Devoted to contemporary music, Hope has commissioned over thirty works, enjoying close contact with composers such as Alfred Schnittke, Toru Takemitsu, Harrison Birtwistle, Sofia Gubaidulina, György Kurtág, Peter Maxwell-Davies, Krzysztof Penderecki, and Mark-Anthony Turnage. His 2013 Deutsche Grammophon album, Spheres, featured the world premiere recording of four works written for Hope. Hope also gave the world premiere performance and recording of the critically revised Violin Concerto by Alban Berg. A Sunday Telegraph reviewer wrote of the CD: “I do not think I have ever heard a finer account of the Berg than Daniel Hope gives here, not only played to technical perfection but with its poignant emotional content realized to the full.”

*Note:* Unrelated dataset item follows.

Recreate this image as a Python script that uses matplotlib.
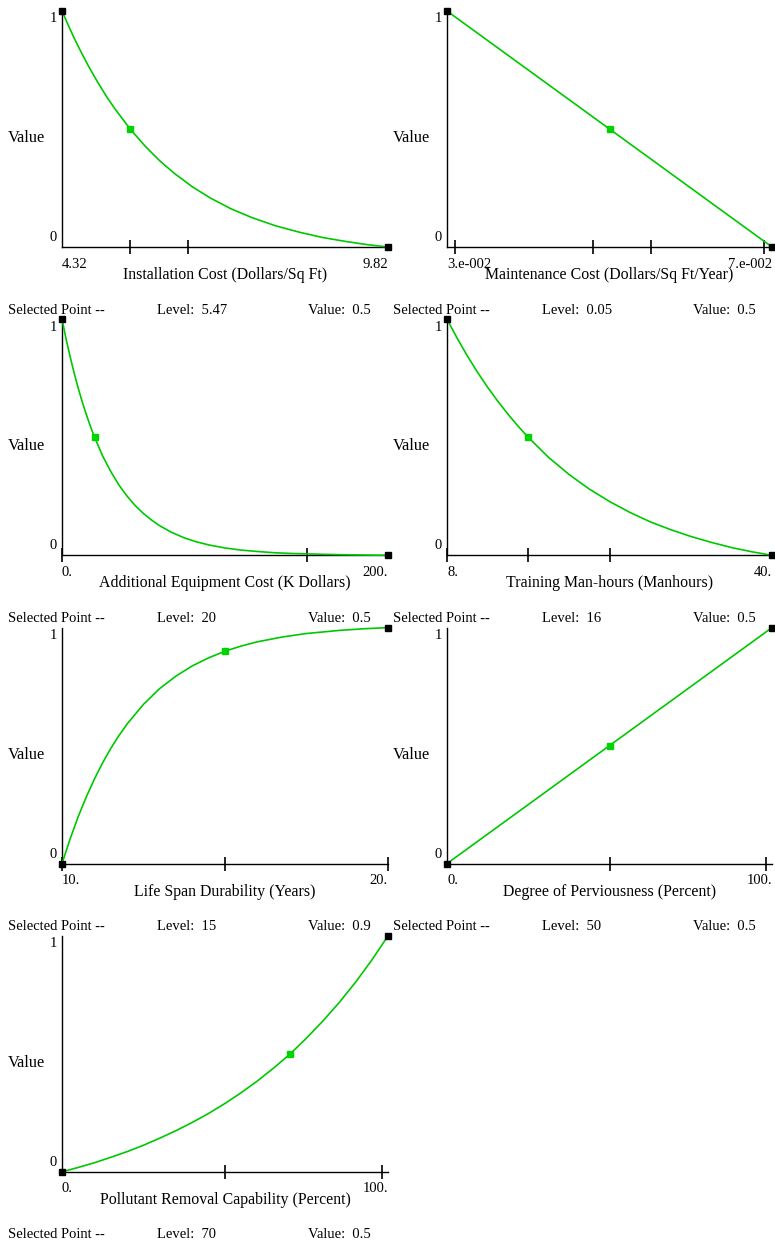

Hope regularly directs chamber orchestras from the violin, performing with the Chamber Orchestra of Europe, Camerata Salzburg, Lucerne Festival Strings, L’Arte del Mondo, and others. He has appeared at the world’s most important festivals, such as the BBC Proms, Lucerne, Hollywood Bowl, Aspen, Ravinia, Salzburg, Edinburgh, Schleswig-Holstein, and Tanglewood. Hope has performed in all of the world’s most prestigious venues – from Carnegie Hall to the Concertgebouw – and with the world’s greatest orchestras. Highlights include appearances with the Boston and Chicago Symphonies and the Los Angeles Philharmonic, as well as the major orchestras of Berlin, London, Leipzig, Dresden, Israel, Moscow, Oslo, Paris, Stockholm, and Vienna.
Hope plays the 1742 “ex-Lipiński” Guarneri del Gesù, placed generously at his disposal by an anonymous family from Germany. The instrument carries the name of its owner, the 19th-century Polish violinist Karol Lipiński, who shared the stage with Paganini, Schumann, and Liszt. Hope resides in Vienna, Austria.